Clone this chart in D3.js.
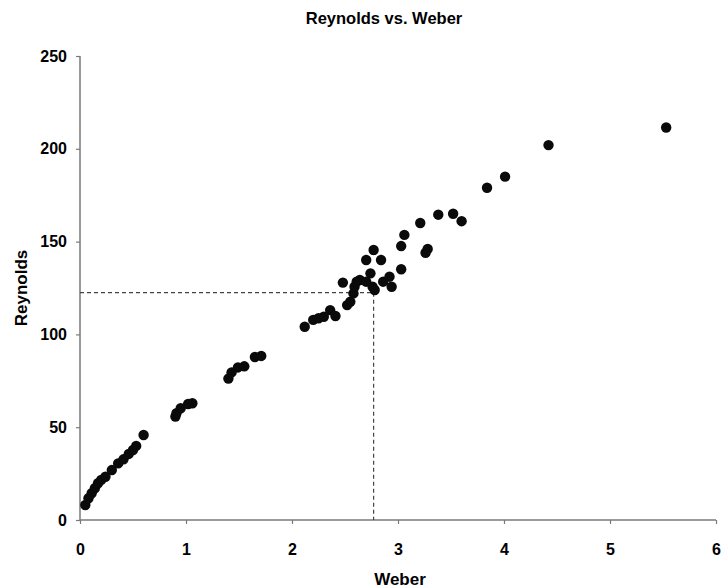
<!DOCTYPE html>
<html>
<head>
<meta charset="utf-8">
<script src="https://cdn.jsdelivr.net/npm/d3@7"></script>
<style>
  body { margin: 0; background: #fff; }
  svg { display: block; }
  text { font-family: "Liberation Sans", Arial, sans-serif; font-weight: bold; fill: #000; }
</style>
</head>
<body>
<svg id="chart" width="725" height="588"></svg>
<script>
// ---- data ----
const weber = [
  0.05, 0.08, 0.11, 0.14, 0.17, 0.20, 0.24, 0.30, 0.36, 0.41, 0.46, 0.50, 0.53, 0.60,
  0.90, 0.91, 0.95, 1.02, 1.06,
  1.40, 1.43, 1.49, 1.55, 1.65, 1.71,
  2.12, 2.20, 2.25, 2.30, 2.36, 2.41, 2.48, 2.52, 2.55, 2.58, 2.59, 2.61, 2.64,
  2.70, 2.77, 2.84, 2.74, 2.76, 2.78, 2.70, 2.86, 2.92, 2.94, 3.03, 3.03, 3.06,
  3.26, 3.28, 3.21, 3.38, 3.52, 3.60, 3.84, 4.01, 4.42, 5.53
];
const reynolds = [
  8.1, 11.7, 14.4, 17.1, 19.8, 21.6, 23.3, 26.9, 30.5, 32.7, 35.6, 37.7, 39.9, 45.8,
  55.7, 57.5, 60.2, 62.5, 62.9,
  76.2, 79.5, 82.2, 82.8, 87.8, 88.4,
  104.1, 107.8, 108.7, 109.5, 113.1, 109.9, 127.9, 115.8, 117.6, 122.1, 125.7, 128.4, 129.3,
  140.1, 145.5, 140.1, 132.9, 125.7, 123.9, 128.4, 128.4, 131.1, 125.7, 135.1, 147.6, 153.6,
  144.0, 146.0, 160.0, 164.5, 165.0, 161.0, 179.0, 185.0, 202.0, 211.5
];
const refPoint = [2.77, 122.5];          // dashed guide lines
const xTicks = [0, 1, 2, 3, 4, 5, 6];
const yTicks = [0, 50, 100, 150, 200, 250];
const title = "Reynolds vs. Weber";
const xTitle = "Weber";
const yTitle = "Reynolds";

// ---- layout ----
const svg = d3.select("#chart");
const mLeft = 80, mRight = 716, mTop = 56, mBottom = 520;
const x = d3.scaleLinear().domain([0, 6]).range([mLeft, mRight]);
const y = d3.scaleLinear().domain([0, 250]).range([mBottom, mTop]);
const axisColor = "#7a7a7a";

// title
svg.append("text").attr("x", 384).attr("y", 24).attr("text-anchor", "middle")
  .style("font-size", "16.5px").text(title);

// axes
const gx = svg.append("g").attr("transform", `translate(0,${mBottom})`)
  .call(d3.axisBottom(x).tickValues(xTicks).tickFormat(d3.format("d")).tickSize(4).tickPadding(19.5));
const gy = svg.append("g").attr("transform", `translate(${mLeft},0)`)
  .call(d3.axisLeft(y).tickValues(yTicks).tickFormat(d3.format("d")).tickSize(4).tickPadding(9));
[gx, gy].forEach(g => {
  g.select(".domain").attr("stroke", axisColor).attr("stroke-width", 1.5);
  g.selectAll(".tick line").attr("stroke", axisColor).attr("stroke-width", 1.2);
  g.selectAll(".tick text").style("font-size", "16px").style("font-family", '"Liberation Sans", Arial, sans-serif')
    .style("font-weight", "bold").attr("fill", "#000");
});
// remove end-caps of domain path (outer ticks)
gx.select(".domain").attr("d", `M${mLeft},0H${mRight}`);
gy.select(".domain").attr("d", `M0,${mTop}V${mBottom}`);

// axis titles
svg.append("text").attr("x", 400).attr("y", 585).attr("text-anchor", "middle")
  .style("font-size", "17px").text(xTitle);
svg.append("text").attr("transform", `translate(27,288) rotate(-90)`).attr("text-anchor", "middle")
  .style("font-size", "17px").text(yTitle);

// dashed guide lines
svg.append("line").attr("x1", x(0)).attr("x2", x(refPoint[0]))
  .attr("y1", y(refPoint[1])).attr("y2", y(refPoint[1]))
  .attr("stroke", "#444").attr("stroke-width", 1.2).attr("stroke-dasharray", "4,3");
svg.append("line").attr("x1", x(refPoint[0])).attr("x2", x(refPoint[0]))
  .attr("y1", y(refPoint[1])).attr("y2", y(0))
  .attr("stroke", "#444").attr("stroke-width", 1.2).attr("stroke-dasharray", "4,3");

// points
const pts = weber.map((w, i) => ({ w, r: reynolds[i] }));
svg.append("g").selectAll("circle").data(pts).join("circle")
  .attr("cx", d => x(d.w)).attr("cy", d => y(d.r)).attr("r", 5.2)
  .attr("fill", "#0a0a0a");
</script>
</body>
</html>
________________________________________
### Aim
Give the data again exactly as written, with all pictures left out.

### Response for this exercise
Clone this chart in D3.js.
<!DOCTYPE html>
<html>
<head>
<meta charset="utf-8">
<script src="https://cdn.jsdelivr.net/npm/d3@7"></script>
<style>
  body { margin: 0; background: #fff; }
  svg { display: block; }
  text { font-family: "Liberation Sans", Arial, sans-serif; font-weight: bold; fill: #000; }
</style>
</head>
<body>
<svg id="chart" width="725" height="588"></svg>
<script>
// ---- data ----
const weber = [
  0.05, 0.08, 0.11, 0.14, 0.17, 0.20, 0.24, 0.30, 0.36, 0.41, 0.46, 0.50, 0.53, 0.60,
  0.90, 0.91, 0.95, 1.02, 1.06,
  1.40, 1.43, 1.49, 1.55, 1.65, 1.71,
  2.12, 2.20, 2.25, 2.30, 2.36, 2.41, 2.48, 2.52, 2.55, 2.58, 2.59, 2.61, 2.64,
  2.70, 2.77, 2.84, 2.74, 2.76, 2.78, 2.70, 2.86, 2.92, 2.94, 3.03, 3.03, 3.06,
  3.26, 3.28, 3.21, 3.38, 3.52, 3.60, 3.84, 4.01, 4.42, 5.53
];
const reynolds = [
  8.1, 11.7, 14.4, 17.1, 19.8, 21.6, 23.3, 26.9, 30.5, 32.7, 35.6, 37.7, 39.9, 45.8,
  55.7, 57.5, 60.2, 62.5, 62.9,
  76.2, 79.5, 82.2, 82.8, 87.8, 88.4,
  104.1, 107.8, 108.7, 109.5, 113.1, 109.9, 127.9, 115.8, 117.6, 122.1, 125.7, 128.4, 129.3,
  140.1, 145.5, 140.1, 132.9, 125.7, 123.9, 128.4, 128.4, 131.1, 125.7, 135.1, 147.6, 153.6,
  144.0, 146.0, 160.0, 164.5, 165.0, 161.0, 179.0, 185.0, 202.0, 211.5
];
const refPoint = [2.77, 122.5];          // dashed guide lines
const xTicks = [0, 1, 2, 3, 4, 5, 6];
const yTicks = [0, 50, 100, 150, 200, 250];
const title = "Reynolds vs. Weber";
const xTitle = "Weber";
const yTitle = "Reynolds";

// ---- layout ----
const svg = d3.select("#chart");
const mLeft = 80, mRight = 716, mTop = 56, mBottom = 520;
const x = d3.scaleLinear().domain([0, 6]).range([mLeft, mRight]);
const y = d3.scaleLinear().domain([0, 250]).range([mBottom, mTop]);
const axisColor = "#7a7a7a";

// title
svg.append("text").attr("x", 384).attr("y", 24).attr("text-anchor", "middle")
  .style("font-size", "16.5px").text(title);

// axes
const gx = svg.append("g").attr("transform", `translate(0,${mBottom})`)
  .call(d3.axisBottom(x).tickValues(xTicks).tickFormat(d3.format("d")).tickSize(4).tickPadding(19.5));
const gy = svg.append("g").attr("transform", `translate(${mLeft},0)`)
  .call(d3.axisLeft(y).tickValues(yTicks).tickFormat(d3.format("d")).tickSize(4).tickPadding(9));
[gx, gy].forEach(g => {
  g.select(".domain").attr("stroke", axisColor).attr("stroke-width", 1.5);
  g.selectAll(".tick line").attr("stroke", axisColor).attr("stroke-width", 1.2);
  g.selectAll(".tick text").style("font-size", "16px").style("font-family", '"Liberation Sans", Arial, sans-serif')
    .style("font-weight", "bold").attr("fill", "#000");
});
// remove end-caps of domain path (outer ticks)
gx.select(".domain").attr("d", `M${mLeft},0H${mRight}`);
gy.select(".domain").attr("d", `M0,${mTop}V${mBottom}`);

// axis titles
svg.append("text").attr("x", 400).attr("y", 585).attr("text-anchor", "middle")
  .style("font-size", "17px").text(xTitle);
svg.append("text").attr("transform", `translate(27,288) rotate(-90)`).attr("text-anchor", "middle")
  .style("font-size", "17px").text(yTitle);

// dashed guide lines
svg.append("line").attr("x1", x(0)).attr("x2", x(refPoint[0]))
  .attr("y1", y(refPoint[1])).attr("y2", y(refPoint[1]))
  .attr("stroke", "#444").attr("stroke-width", 1.2).attr("stroke-dasharray", "4,3");
svg.append("line").attr("x1", x(refPoint[0])).attr("x2", x(refPoint[0]))
  .attr("y1", y(refPoint[1])).attr("y2", y(0))
  .attr("stroke", "#444").attr("stroke-width", 1.2).attr("stroke-dasharray", "4,3");

// points
const pts = weber.map((w, i) => ({ w, r: reynolds[i] }));
svg.append("g").selectAll("circle").data(pts).join("circle")
  .attr("cx", d => x(d.w)).attr("cy", d => y(d.r)).attr("r", 5.2)
  .attr("fill", "#0a0a0a");
</script>
</body>
</html>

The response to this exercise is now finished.